◆ Directions for this task ◆
Would you print the records below from the first line through the line containing "import * as d3 from 'd3';", skipping the pictures?
====
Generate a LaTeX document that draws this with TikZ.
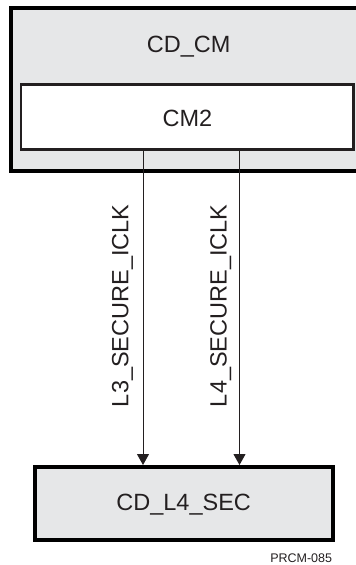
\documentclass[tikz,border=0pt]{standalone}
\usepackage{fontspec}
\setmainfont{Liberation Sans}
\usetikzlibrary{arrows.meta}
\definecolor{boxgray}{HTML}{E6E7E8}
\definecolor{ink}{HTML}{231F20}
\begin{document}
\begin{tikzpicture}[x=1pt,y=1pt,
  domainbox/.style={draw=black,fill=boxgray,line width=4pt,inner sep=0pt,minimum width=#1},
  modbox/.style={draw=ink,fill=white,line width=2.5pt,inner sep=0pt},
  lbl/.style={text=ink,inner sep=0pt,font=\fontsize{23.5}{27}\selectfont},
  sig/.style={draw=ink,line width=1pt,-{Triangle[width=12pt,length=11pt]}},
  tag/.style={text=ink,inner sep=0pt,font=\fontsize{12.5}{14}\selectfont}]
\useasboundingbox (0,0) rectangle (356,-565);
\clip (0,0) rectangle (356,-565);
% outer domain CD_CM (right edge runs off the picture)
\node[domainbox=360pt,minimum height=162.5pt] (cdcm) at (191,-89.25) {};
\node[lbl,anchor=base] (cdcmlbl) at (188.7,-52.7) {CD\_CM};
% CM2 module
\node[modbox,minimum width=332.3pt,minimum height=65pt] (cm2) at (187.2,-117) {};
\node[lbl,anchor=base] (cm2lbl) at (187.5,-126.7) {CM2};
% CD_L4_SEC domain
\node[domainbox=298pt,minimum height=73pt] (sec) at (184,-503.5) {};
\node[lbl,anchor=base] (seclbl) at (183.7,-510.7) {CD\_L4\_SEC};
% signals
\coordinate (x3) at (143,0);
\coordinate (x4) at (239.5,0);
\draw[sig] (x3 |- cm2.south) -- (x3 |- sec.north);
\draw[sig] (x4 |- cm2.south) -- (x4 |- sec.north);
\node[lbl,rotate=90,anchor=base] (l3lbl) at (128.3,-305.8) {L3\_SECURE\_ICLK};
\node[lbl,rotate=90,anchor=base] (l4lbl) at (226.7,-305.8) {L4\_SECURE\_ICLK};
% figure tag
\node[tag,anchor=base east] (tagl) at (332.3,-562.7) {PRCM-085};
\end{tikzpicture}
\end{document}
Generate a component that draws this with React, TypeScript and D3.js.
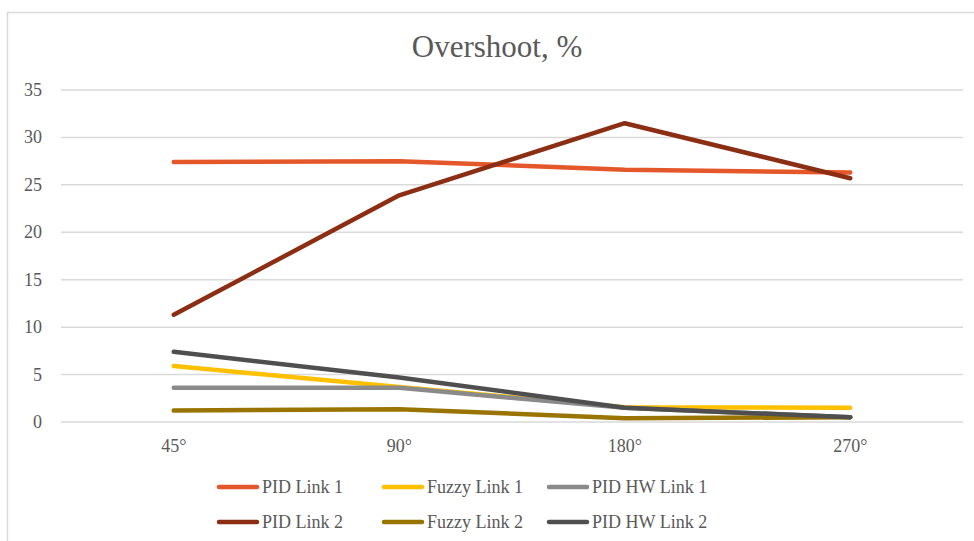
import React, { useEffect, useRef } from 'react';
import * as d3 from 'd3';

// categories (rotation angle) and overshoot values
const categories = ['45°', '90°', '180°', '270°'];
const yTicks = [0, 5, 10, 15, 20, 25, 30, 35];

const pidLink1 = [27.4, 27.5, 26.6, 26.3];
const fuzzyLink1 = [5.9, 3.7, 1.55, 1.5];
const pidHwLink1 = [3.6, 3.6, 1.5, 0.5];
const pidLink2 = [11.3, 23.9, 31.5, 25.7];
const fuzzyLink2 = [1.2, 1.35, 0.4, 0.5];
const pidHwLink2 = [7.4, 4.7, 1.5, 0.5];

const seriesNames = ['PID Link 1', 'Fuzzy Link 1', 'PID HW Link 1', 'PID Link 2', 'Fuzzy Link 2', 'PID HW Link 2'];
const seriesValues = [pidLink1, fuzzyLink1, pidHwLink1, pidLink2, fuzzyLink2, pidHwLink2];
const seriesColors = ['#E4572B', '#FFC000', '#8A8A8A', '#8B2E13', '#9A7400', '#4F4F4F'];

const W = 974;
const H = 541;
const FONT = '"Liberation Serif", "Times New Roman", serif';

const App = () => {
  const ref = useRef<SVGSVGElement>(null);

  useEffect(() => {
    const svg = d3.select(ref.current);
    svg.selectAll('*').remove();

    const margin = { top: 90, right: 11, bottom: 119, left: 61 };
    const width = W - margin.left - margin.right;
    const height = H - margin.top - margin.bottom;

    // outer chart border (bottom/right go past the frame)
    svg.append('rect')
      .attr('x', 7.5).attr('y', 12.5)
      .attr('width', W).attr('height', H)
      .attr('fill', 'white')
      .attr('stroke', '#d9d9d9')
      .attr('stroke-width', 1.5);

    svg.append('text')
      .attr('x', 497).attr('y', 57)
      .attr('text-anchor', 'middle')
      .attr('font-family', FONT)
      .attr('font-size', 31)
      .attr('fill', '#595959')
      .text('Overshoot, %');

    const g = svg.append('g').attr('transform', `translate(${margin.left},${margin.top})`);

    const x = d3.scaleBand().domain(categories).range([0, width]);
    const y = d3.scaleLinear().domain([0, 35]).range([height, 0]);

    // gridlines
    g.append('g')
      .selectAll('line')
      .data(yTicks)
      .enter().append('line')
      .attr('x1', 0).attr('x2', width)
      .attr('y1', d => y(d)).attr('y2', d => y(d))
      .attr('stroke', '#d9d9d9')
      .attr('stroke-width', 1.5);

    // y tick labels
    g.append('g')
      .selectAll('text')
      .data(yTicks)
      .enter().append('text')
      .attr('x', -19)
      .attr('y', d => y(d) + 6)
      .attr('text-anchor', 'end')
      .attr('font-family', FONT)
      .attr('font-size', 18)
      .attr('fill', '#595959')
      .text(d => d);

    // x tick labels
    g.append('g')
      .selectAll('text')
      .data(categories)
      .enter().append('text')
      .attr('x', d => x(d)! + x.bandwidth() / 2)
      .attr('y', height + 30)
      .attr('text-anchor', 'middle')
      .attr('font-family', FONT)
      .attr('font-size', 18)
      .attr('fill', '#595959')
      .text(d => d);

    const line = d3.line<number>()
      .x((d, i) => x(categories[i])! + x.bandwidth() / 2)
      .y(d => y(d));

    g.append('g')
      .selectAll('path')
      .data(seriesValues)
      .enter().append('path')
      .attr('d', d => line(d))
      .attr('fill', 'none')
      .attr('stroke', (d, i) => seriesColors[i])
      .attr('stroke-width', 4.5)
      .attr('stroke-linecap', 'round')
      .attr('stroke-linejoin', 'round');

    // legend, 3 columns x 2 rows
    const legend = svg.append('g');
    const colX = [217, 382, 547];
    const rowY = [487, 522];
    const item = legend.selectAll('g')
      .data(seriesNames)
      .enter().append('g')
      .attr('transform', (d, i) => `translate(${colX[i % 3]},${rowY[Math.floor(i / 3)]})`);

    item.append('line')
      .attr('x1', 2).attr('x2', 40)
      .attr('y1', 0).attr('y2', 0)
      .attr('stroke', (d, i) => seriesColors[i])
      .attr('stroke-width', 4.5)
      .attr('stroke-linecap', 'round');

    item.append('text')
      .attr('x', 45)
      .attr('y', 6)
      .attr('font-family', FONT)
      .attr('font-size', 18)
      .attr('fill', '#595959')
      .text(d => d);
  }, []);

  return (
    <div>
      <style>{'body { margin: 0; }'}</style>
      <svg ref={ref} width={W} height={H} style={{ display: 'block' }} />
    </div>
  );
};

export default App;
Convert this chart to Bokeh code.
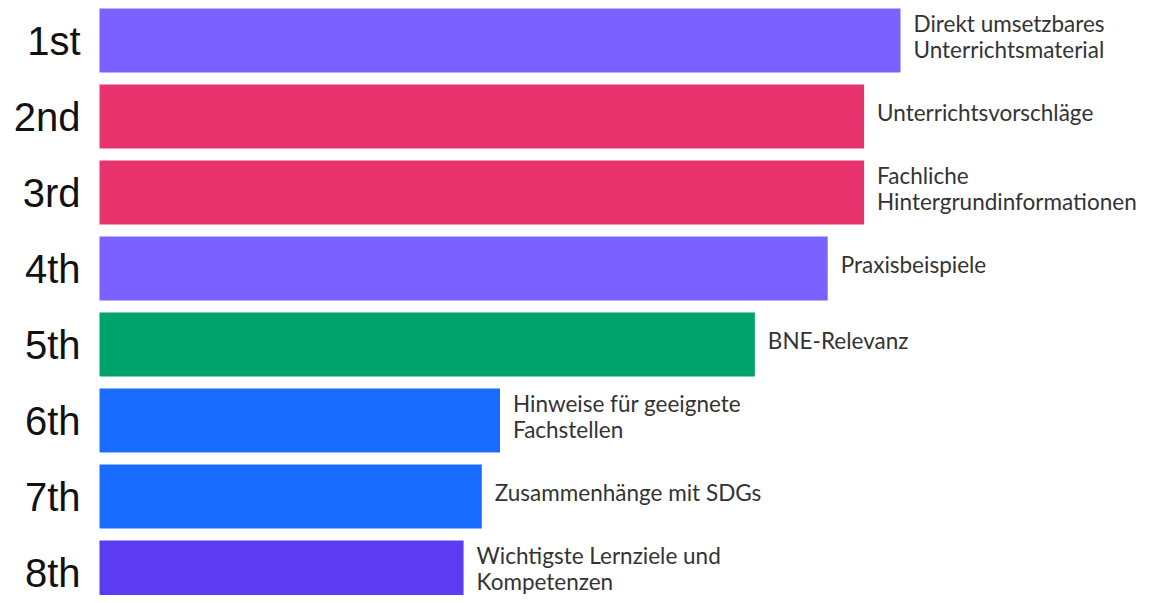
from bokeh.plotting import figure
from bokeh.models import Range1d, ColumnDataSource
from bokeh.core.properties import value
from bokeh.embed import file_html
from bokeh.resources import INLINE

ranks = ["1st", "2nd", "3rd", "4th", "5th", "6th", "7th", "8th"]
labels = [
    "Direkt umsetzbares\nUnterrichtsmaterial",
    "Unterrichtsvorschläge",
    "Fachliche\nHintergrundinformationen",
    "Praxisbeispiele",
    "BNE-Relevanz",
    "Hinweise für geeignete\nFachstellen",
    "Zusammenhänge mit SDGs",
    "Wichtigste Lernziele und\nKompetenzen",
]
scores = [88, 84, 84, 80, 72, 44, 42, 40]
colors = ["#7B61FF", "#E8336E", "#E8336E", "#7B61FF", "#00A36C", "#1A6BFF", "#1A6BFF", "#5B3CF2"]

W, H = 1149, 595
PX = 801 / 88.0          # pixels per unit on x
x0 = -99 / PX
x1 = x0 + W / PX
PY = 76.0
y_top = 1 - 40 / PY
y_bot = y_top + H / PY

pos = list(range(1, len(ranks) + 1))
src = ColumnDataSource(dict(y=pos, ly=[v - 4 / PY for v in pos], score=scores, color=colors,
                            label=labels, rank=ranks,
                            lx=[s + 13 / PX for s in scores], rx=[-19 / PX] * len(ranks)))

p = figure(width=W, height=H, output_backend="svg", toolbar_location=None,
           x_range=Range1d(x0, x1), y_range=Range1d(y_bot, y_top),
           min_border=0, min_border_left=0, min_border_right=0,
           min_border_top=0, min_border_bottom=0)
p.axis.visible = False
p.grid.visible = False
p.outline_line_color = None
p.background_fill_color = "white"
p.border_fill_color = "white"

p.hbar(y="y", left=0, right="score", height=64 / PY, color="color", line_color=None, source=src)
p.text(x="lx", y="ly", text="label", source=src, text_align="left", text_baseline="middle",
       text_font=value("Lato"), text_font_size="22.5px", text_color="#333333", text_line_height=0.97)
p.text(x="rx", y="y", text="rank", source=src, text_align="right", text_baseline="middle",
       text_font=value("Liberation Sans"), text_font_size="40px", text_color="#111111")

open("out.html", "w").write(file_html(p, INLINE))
====
◆ Expected answer ◆
Generate a LaTeX document that draws this with TikZ.
\documentclass[tikz,border=0pt]{standalone}
\usepackage{fontspec}
\setmainfont{Liberation Sans}
\usetikzlibrary{arrows.meta}
\definecolor{boxgray}{HTML}{E6E7E8}
\definecolor{ink}{HTML}{231F20}
\begin{document}
\begin{tikzpicture}[x=1pt,y=1pt,
  domainbox/.style={draw=black,fill=boxgray,line width=4pt,inner sep=0pt,minimum width=#1},
  modbox/.style={draw=ink,fill=white,line width=2.5pt,inner sep=0pt},
  lbl/.style={text=ink,inner sep=0pt,font=\fontsize{23.5}{27}\selectfont},
  sig/.style={draw=ink,line width=1pt,-{Triangle[width=12pt,length=11pt]}},
  tag/.style={text=ink,inner sep=0pt,font=\fontsize{12.5}{14}\selectfont}]
\useasboundingbox (0,0) rectangle (356,-565);
\clip (0,0) rectangle (356,-565);
% outer domain CD_CM (right edge runs off the picture)
\node[domainbox=360pt,minimum height=162.5pt] (cdcm) at (191,-89.25) {};
\node[lbl,anchor=base] (cdcmlbl) at (188.7,-52.7) {CD\_CM};
% CM2 module
\node[modbox,minimum width=332.3pt,minimum height=65pt] (cm2) at (187.2,-117) {};
\node[lbl,anchor=base] (cm2lbl) at (187.5,-126.7) {CM2};
% CD_L4_SEC domain
\node[domainbox=298pt,minimum height=73pt] (sec) at (184,-503.5) {};
\node[lbl,anchor=base] (seclbl) at (183.7,-510.7) {CD\_L4\_SEC};
% signals
\coordinate (x3) at (143,0);
\coordinate (x4) at (239.5,0);
\draw[sig] (x3 |- cm2.south) -- (x3 |- sec.north);
\draw[sig] (x4 |- cm2.south) -- (x4 |- sec.north);
\node[lbl,rotate=90,anchor=base] (l3lbl) at (128.3,-305.8) {L3\_SECURE\_ICLK};
\node[lbl,rotate=90,anchor=base] (l4lbl) at (226.7,-305.8) {L4\_SECURE\_ICLK};
% figure tag
\node[tag,anchor=base east] (tagl) at (332.3,-562.7) {PRCM-085};
\end{tikzpicture}
\end{document}
Generate a component that draws this with React, TypeScript and D3.js.
import React, { useEffect, useRef } from 'react';
import * as d3 from 'd3';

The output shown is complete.